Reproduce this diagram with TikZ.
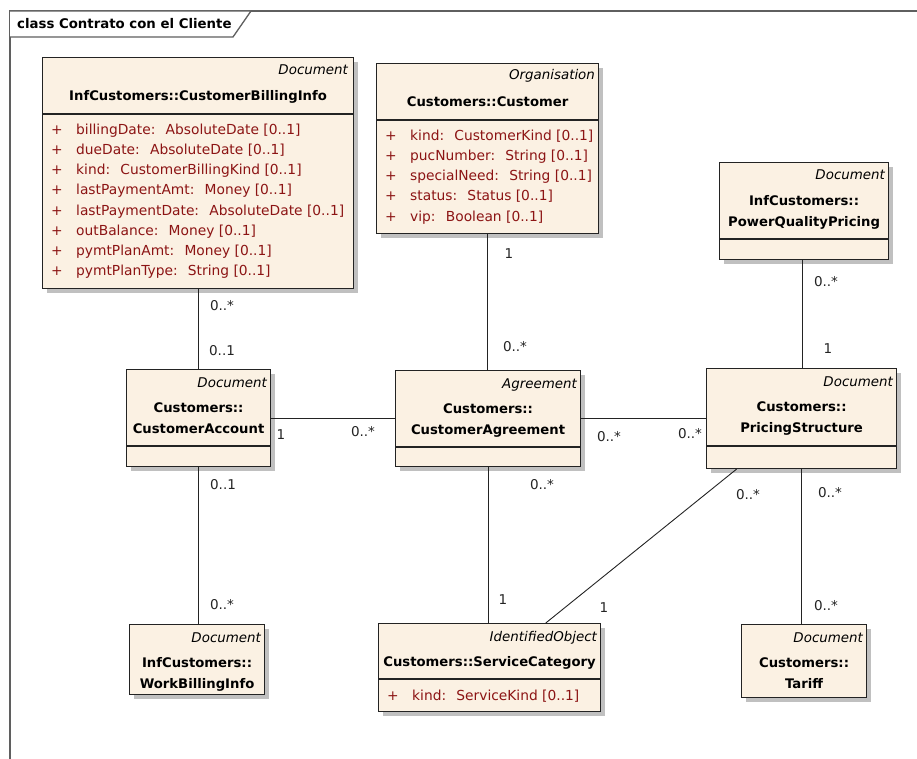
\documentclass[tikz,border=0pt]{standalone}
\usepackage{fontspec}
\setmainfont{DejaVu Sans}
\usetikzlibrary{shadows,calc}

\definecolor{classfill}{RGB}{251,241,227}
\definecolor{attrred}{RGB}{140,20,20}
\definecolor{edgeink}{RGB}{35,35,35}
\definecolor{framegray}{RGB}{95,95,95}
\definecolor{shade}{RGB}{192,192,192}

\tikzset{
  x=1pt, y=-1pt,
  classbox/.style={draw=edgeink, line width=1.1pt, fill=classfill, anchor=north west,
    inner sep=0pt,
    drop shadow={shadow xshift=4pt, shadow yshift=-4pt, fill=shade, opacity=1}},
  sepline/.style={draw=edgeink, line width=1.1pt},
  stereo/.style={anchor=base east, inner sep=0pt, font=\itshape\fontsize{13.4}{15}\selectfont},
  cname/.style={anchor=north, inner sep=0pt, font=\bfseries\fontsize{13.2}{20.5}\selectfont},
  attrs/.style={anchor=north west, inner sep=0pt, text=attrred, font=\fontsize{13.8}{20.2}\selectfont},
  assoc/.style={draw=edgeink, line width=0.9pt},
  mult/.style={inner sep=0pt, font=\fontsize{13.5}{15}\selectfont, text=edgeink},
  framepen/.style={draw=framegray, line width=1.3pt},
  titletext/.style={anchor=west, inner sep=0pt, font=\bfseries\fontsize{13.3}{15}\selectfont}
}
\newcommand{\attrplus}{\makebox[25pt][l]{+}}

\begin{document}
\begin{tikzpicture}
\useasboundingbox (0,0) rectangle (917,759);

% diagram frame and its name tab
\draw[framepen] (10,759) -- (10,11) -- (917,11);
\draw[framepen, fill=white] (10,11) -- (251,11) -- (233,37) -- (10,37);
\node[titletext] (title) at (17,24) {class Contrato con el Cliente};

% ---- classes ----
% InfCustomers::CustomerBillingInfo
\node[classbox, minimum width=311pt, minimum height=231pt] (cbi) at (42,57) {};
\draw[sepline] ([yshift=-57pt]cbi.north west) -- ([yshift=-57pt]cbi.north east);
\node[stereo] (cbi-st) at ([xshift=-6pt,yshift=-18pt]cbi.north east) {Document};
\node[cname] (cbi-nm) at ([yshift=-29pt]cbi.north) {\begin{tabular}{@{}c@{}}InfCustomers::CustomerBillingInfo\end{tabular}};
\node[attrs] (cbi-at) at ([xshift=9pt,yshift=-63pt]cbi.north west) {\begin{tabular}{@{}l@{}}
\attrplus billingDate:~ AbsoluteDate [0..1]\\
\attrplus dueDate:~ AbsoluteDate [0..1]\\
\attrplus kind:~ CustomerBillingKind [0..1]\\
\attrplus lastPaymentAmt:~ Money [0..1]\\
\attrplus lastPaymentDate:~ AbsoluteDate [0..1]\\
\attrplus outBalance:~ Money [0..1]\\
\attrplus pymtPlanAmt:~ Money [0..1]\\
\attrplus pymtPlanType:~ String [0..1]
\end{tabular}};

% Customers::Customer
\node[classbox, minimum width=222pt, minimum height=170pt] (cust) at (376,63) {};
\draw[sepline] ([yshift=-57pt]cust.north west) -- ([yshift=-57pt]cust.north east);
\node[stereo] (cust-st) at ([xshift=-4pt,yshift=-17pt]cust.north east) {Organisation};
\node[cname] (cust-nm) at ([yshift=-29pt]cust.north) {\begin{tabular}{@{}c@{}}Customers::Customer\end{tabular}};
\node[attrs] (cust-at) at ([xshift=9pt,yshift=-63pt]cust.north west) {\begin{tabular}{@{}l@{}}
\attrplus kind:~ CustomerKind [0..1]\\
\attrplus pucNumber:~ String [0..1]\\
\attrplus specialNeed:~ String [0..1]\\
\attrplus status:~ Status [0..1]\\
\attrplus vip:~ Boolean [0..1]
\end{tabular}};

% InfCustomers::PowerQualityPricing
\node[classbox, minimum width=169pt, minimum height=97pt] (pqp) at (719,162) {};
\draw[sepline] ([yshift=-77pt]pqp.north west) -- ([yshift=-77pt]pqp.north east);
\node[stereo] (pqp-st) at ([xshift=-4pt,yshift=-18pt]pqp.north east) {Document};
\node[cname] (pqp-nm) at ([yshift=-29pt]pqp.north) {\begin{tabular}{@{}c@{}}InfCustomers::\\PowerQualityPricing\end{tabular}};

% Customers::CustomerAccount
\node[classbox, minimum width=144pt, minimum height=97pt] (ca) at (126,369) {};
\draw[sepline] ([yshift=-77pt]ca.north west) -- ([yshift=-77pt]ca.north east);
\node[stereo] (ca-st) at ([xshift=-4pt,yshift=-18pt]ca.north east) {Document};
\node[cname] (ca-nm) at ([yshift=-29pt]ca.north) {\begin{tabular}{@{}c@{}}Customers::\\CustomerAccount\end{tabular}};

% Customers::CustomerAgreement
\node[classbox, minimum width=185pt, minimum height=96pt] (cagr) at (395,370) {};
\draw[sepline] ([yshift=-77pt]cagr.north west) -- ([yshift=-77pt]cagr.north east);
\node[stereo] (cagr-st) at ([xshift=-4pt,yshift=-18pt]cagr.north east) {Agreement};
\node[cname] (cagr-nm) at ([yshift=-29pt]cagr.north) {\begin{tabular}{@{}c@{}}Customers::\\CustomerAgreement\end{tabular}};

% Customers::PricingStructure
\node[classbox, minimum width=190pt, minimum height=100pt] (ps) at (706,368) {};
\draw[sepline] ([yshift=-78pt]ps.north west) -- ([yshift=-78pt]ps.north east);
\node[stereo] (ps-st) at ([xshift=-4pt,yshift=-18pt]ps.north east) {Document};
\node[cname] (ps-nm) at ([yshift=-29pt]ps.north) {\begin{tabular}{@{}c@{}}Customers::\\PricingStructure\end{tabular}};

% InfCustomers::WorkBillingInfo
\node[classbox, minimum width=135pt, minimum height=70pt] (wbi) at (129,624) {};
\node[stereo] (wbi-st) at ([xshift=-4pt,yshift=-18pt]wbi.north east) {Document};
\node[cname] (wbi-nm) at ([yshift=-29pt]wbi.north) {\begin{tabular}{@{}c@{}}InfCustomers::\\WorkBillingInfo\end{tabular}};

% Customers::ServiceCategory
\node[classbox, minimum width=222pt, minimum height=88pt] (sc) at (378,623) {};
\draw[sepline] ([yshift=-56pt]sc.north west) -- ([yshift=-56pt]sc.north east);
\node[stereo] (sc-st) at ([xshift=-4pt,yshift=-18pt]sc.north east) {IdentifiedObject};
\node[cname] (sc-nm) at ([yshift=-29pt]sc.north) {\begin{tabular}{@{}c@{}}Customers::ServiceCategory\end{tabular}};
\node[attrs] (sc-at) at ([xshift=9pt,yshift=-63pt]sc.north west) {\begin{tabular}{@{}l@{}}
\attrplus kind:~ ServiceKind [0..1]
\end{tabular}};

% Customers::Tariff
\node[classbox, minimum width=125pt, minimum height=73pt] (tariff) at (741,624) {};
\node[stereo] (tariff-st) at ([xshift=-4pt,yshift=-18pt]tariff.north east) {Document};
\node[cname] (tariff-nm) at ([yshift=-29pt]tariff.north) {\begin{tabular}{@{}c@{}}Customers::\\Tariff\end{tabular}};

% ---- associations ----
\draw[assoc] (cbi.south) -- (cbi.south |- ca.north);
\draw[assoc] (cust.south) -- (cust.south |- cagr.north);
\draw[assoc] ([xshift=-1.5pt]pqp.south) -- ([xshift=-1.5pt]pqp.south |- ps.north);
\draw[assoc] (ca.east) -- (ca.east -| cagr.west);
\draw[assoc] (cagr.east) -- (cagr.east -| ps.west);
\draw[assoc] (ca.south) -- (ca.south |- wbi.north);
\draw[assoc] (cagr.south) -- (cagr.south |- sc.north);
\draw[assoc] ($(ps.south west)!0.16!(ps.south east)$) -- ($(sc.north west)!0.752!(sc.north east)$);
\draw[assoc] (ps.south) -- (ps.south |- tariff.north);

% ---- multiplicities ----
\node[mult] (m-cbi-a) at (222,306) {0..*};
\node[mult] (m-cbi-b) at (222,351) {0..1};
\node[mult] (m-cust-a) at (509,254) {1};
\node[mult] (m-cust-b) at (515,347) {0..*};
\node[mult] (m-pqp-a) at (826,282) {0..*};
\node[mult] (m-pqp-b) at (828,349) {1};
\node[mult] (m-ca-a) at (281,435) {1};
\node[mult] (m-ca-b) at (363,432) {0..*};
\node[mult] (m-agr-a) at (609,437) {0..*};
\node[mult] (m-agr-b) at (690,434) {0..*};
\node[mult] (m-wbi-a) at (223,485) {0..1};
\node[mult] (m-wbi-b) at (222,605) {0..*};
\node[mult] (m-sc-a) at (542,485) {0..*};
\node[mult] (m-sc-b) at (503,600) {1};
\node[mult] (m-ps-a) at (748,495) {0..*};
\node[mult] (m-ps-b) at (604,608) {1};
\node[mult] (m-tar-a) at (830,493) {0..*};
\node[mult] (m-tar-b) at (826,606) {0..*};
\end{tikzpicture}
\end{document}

::::

Given problem →
Filter the data, keeping only the lines that contain "diagram".

In response →
Reproduce this diagram with TikZ.
% diagram frame and its name tab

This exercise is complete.